━━━ Material for this task

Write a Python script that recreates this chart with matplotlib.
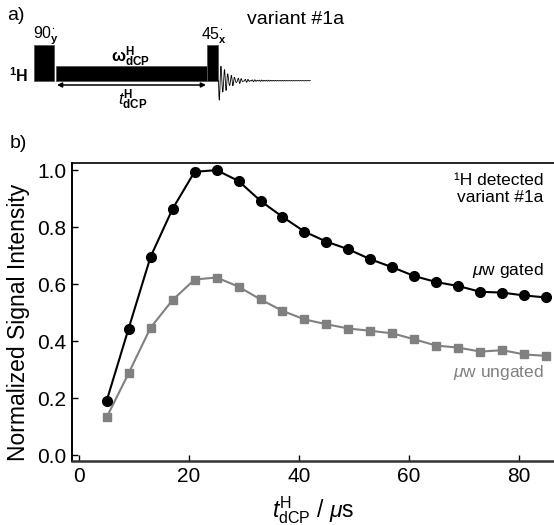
import matplotlib
matplotlib.use("Agg")
import matplotlib.pyplot as plt
from matplotlib.patches import Rectangle
import numpy as np

plt.rcParams['font.family'] = ['Liberation Sans', 'DejaVu Sans']
plt.rcParams['mathtext.fontset'] = 'custom'
plt.rcParams['mathtext.rm'] = 'Liberation Sans'
plt.rcParams['mathtext.it'] = 'Liberation Sans:italic'
plt.rcParams['mathtext.bf'] = 'Liberation Sans:bold'

# data
t_dcp = [5, 9, 13, 17, 21, 25, 29, 33, 37, 41, 45, 49, 53, 57, 61, 65, 69, 73, 77, 81, 85]
gated = [0.19, 0.444, 0.696, 0.864, 0.994, 1.0, 0.962, 0.892, 0.836, 0.784, 0.749,
         0.722, 0.687, 0.659, 0.628, 0.607, 0.593, 0.573, 0.570, 0.560, 0.553]
ungated = [0.132, 0.287, 0.447, 0.544, 0.616, 0.623, 0.591, 0.546, 0.506, 0.476, 0.459,
           0.444, 0.436, 0.427, 0.406, 0.384, 0.377, 0.363, 0.368, 0.353, 0.348]
yticks = [0.0, 0.2, 0.4, 0.6, 0.8, 1.0]
xticks = [0, 20, 40, 60, 80]

# pulse sequence schematic (pixel units of the top strip)
pulses = [(34.3, 45, 20, 35.7), (56, 66, 150.7, 14.7), (207.3, 45, 11, 35.7)]
grey = '#808080'

fig = plt.figure(figsize=(5.54, 5.25), dpi=100)

# ---- panel a
ax0 = fig.add_axes([0, 1 - 130 / 525, 1, 130 / 525])
ax0.set_xlim(0, 554)
ax0.set_ylim(130, 0)
ax0.axis('off')
for x, y, w, h in pulses:
    ax0.add_patch(Rectangle((x, y), w, h, facecolor='black', edgecolor='#555555', lw=0.6))
tf = np.arange(0, 92, 0.2)
fid = 80.7 + 20 * np.exp(-tf / 9) * np.sin(2 * np.pi * tf / 3.4) + 1.5 * np.exp(-tf / 40) * np.sin(2 * np.pi * tf / 2.3)
ax0.plot(218.5 + tf, fid, color='black', lw=0.6)
ax0.annotate('', xy=(57, 85), xytext=(206, 85),
             arrowprops=dict(arrowstyle='<|-|>', color='black', lw=1.1, mutation_scale=7, shrinkA=0, shrinkB=0))
ax0.text(7, 15, 'a)', fontsize=14, va='center')
ax0.text(9, 76, r'$^{\mathbf{1}}\mathbf{H}$', fontsize=11.5, va='center')
ax0.text(33, 36, r'90$_{\mathbf{y}}^{\!\bullet}$', fontsize=11.5, va='center')
ax0.text(201, 36, r'45$_{\mathbf{x}}^{\!\bullet}$', fontsize=11.5, va='center')
ax0.text(131, 57, r'$\mathbf{\omega^{H}_{dCP}}$', fontsize=12, ha='center', va='center')
ax0.text(133, 100, r'$t^{\mathbf{H}}_{\mathbf{dCP}}$', fontsize=12, ha='center', va='center')
ax0.text(247, 20, 'variant #1a', fontsize=14, va='center')

# ---- panel b
ax = fig.add_axes([72 / 554, 1 - 461 / 525, 1 - 72 / 554, (461 - 163) / 525])
ax.plot(t_dcp, ungated, color=grey, marker='s', ms=6, lw=1.5)
ax.plot(t_dcp, gated, color='black', marker='o', ms=7, lw=1.5)
ax.set_xlim(-1.3, 86.4)
ax.set_ylim(-0.021, 1.025)
ax.set_xticks(xticks)
ax.set_yticks(yticks)
ax.set_yticklabels([f'{v:.1f}' for v in yticks])
ax.tick_params(direction='in', length=4, width=1, labelsize=15, pad=4)
ax.spines['right'].set_visible(False)
ax.spines['top'].set_linewidth(1.2)
ax.spines['left'].set_linewidth(1.4)
ax.spines['bottom'].set_linewidth(1.8)
ax.spines['bottom'].set_color('#333333')
ax.set_ylabel('Normalized Signal Intensity', fontsize=16.5)
ax.yaxis.set_label_coords(-0.087, 0.465)
ax.set_xlabel(r'$t^{\mathrm{H}}_{\mathrm{dCP}}$ / $\mu$s', fontsize=16.5, labelpad=6)
ax.text(84.5, 0.935, '¹H detected\nvariant #1a', fontsize=12.5, ha='right', va='center',
        multialignment='right', linespacing=1.15)
ax.text(84.5, 0.649, r'$\mu$w gated', fontsize=12.5, ha='right', va='center')
ax.text(84.5, 0.291, r'$\mu$w ungated', fontsize=12.5, ha='right', va='center', color=grey)
fig.text(10 / 554, 1 - 143 / 525, 'b)', fontsize=14, va='center')

fig.savefig('out.png', dpi=100)
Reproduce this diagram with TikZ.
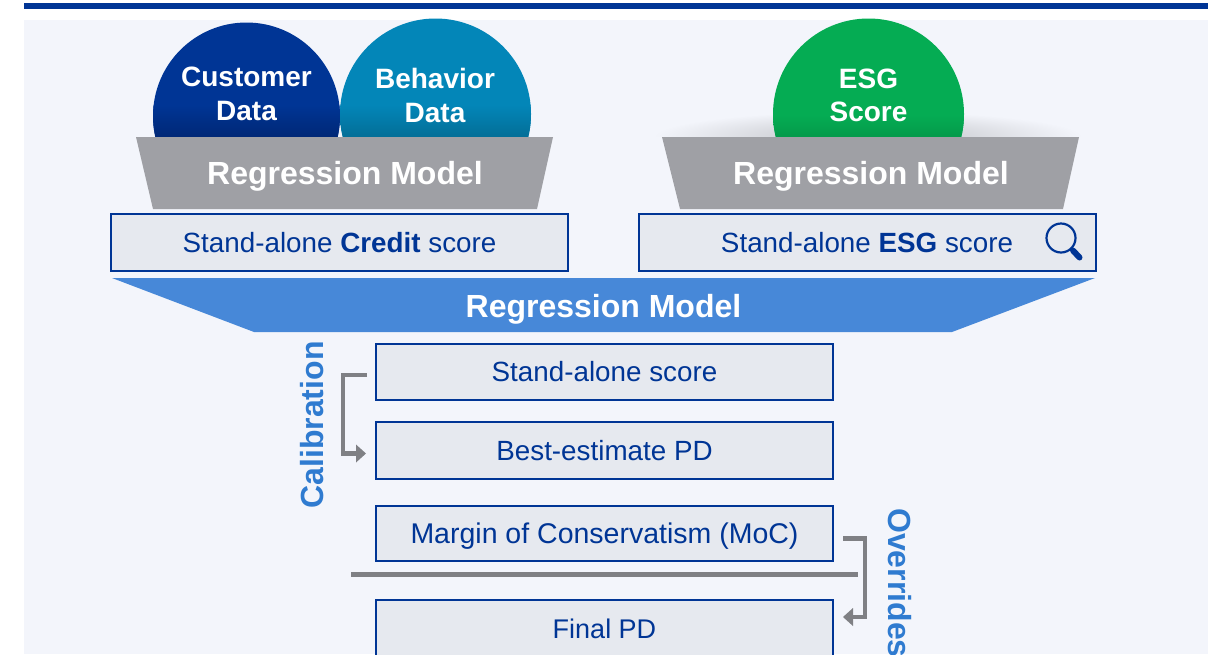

━━━━━━

Your goal: Repeat the records in full, exactly as they appear, without the pictures.

Task output:
Write a Python script that recreates this chart with matplotlib.
import matplotlib
matplotlib.use("Agg")
import matplotlib.pyplot as plt
from matplotlib.patches import Rectangle
import numpy as np

plt.rcParams['font.family'] = ['Liberation Sans', 'DejaVu Sans']
plt.rcParams['mathtext.fontset'] = 'custom'
plt.rcParams['mathtext.rm'] = 'Liberation Sans'
plt.rcParams['mathtext.it'] = 'Liberation Sans:italic'
plt.rcParams['mathtext.bf'] = 'Liberation Sans:bold'

# data
t_dcp = [5, 9, 13, 17, 21, 25, 29, 33, 37, 41, 45, 49, 53, 57, 61, 65, 69, 73, 77, 81, 85]
gated = [0.19, 0.444, 0.696, 0.864, 0.994, 1.0, 0.962, 0.892, 0.836, 0.784, 0.749,
         0.722, 0.687, 0.659, 0.628, 0.607, 0.593, 0.573, 0.570, 0.560, 0.553]
ungated = [0.132, 0.287, 0.447, 0.544, 0.616, 0.623, 0.591, 0.546, 0.506, 0.476, 0.459,
           0.444, 0.436, 0.427, 0.406, 0.384, 0.377, 0.363, 0.368, 0.353, 0.348]
yticks = [0.0, 0.2, 0.4, 0.6, 0.8, 1.0]
xticks = [0, 20, 40, 60, 80]

# pulse sequence schematic (pixel units of the top strip)
pulses = [(34.3, 45, 20, 35.7), (56, 66, 150.7, 14.7), (207.3, 45, 11, 35.7)]
grey = '#808080'

fig = plt.figure(figsize=(5.54, 5.25), dpi=100)

# ---- panel a
ax0 = fig.add_axes([0, 1 - 130 / 525, 1, 130 / 525])
ax0.set_xlim(0, 554)
ax0.set_ylim(130, 0)
ax0.axis('off')
for x, y, w, h in pulses:
    ax0.add_patch(Rectangle((x, y), w, h, facecolor='black', edgecolor='#555555', lw=0.6))
tf = np.arange(0, 92, 0.2)
fid = 80.7 + 20 * np.exp(-tf / 9) * np.sin(2 * np.pi * tf / 3.4) + 1.5 * np.exp(-tf / 40) * np.sin(2 * np.pi * tf / 2.3)
ax0.plot(218.5 + tf, fid, color='black', lw=0.6)
ax0.annotate('', xy=(57, 85), xytext=(206, 85),
             arrowprops=dict(arrowstyle='<|-|>', color='black', lw=1.1, mutation_scale=7, shrinkA=0, shrinkB=0))
ax0.text(7, 15, 'a)', fontsize=14, va='center')
ax0.text(9, 76, r'$^{\mathbf{1}}\mathbf{H}$', fontsize=11.5, va='center')
ax0.text(33, 36, r'90$_{\mathbf{y}}^{\!\bullet}$', fontsize=11.5, va='center')
ax0.text(201, 36, r'45$_{\mathbf{x}}^{\!\bullet}$', fontsize=11.5, va='center')
ax0.text(131, 57, r'$\mathbf{\omega^{H}_{dCP}}$', fontsize=12, ha='center', va='center')
ax0.text(133, 100, r'$t^{\mathbf{H}}_{\mathbf{dCP}}$', fontsize=12, ha='center', va='center')
ax0.text(247, 20, 'variant #1a', fontsize=14, va='center')

# ---- panel b
ax = fig.add_axes([72 / 554, 1 - 461 / 525, 1 - 72 / 554, (461 - 163) / 525])
ax.plot(t_dcp, ungated, color=grey, marker='s', ms=6, lw=1.5)
ax.plot(t_dcp, gated, color='black', marker='o', ms=7, lw=1.5)
ax.set_xlim(-1.3, 86.4)
ax.set_ylim(-0.021, 1.025)
ax.set_xticks(xticks)
ax.set_yticks(yticks)
ax.set_yticklabels([f'{v:.1f}' for v in yticks])
ax.tick_params(direction='in', length=4, width=1, labelsize=15, pad=4)
ax.spines['right'].set_visible(False)
ax.spines['top'].set_linewidth(1.2)
ax.spines['left'].set_linewidth(1.4)
ax.spines['bottom'].set_linewidth(1.8)
ax.spines['bottom'].set_color('#333333')
ax.set_ylabel('Normalized Signal Intensity', fontsize=16.5)
ax.yaxis.set_label_coords(-0.087, 0.465)
ax.set_xlabel(r'$t^{\mathrm{H}}_{\mathrm{dCP}}$ / $\mu$s', fontsize=16.5, labelpad=6)
ax.text(84.5, 0.935, '¹H detected\nvariant #1a', fontsize=12.5, ha='right', va='center',
        multialignment='right', linespacing=1.15)
ax.text(84.5, 0.649, r'$\mu$w gated', fontsize=12.5, ha='right', va='center')
ax.text(84.5, 0.291, r'$\mu$w ungated', fontsize=12.5, ha='right', va='center', color=grey)
fig.text(10 / 554, 1 - 143 / 525, 'b)', fontsize=14, va='center')

fig.savefig('out.png', dpi=100)
Reproduce this diagram with TikZ.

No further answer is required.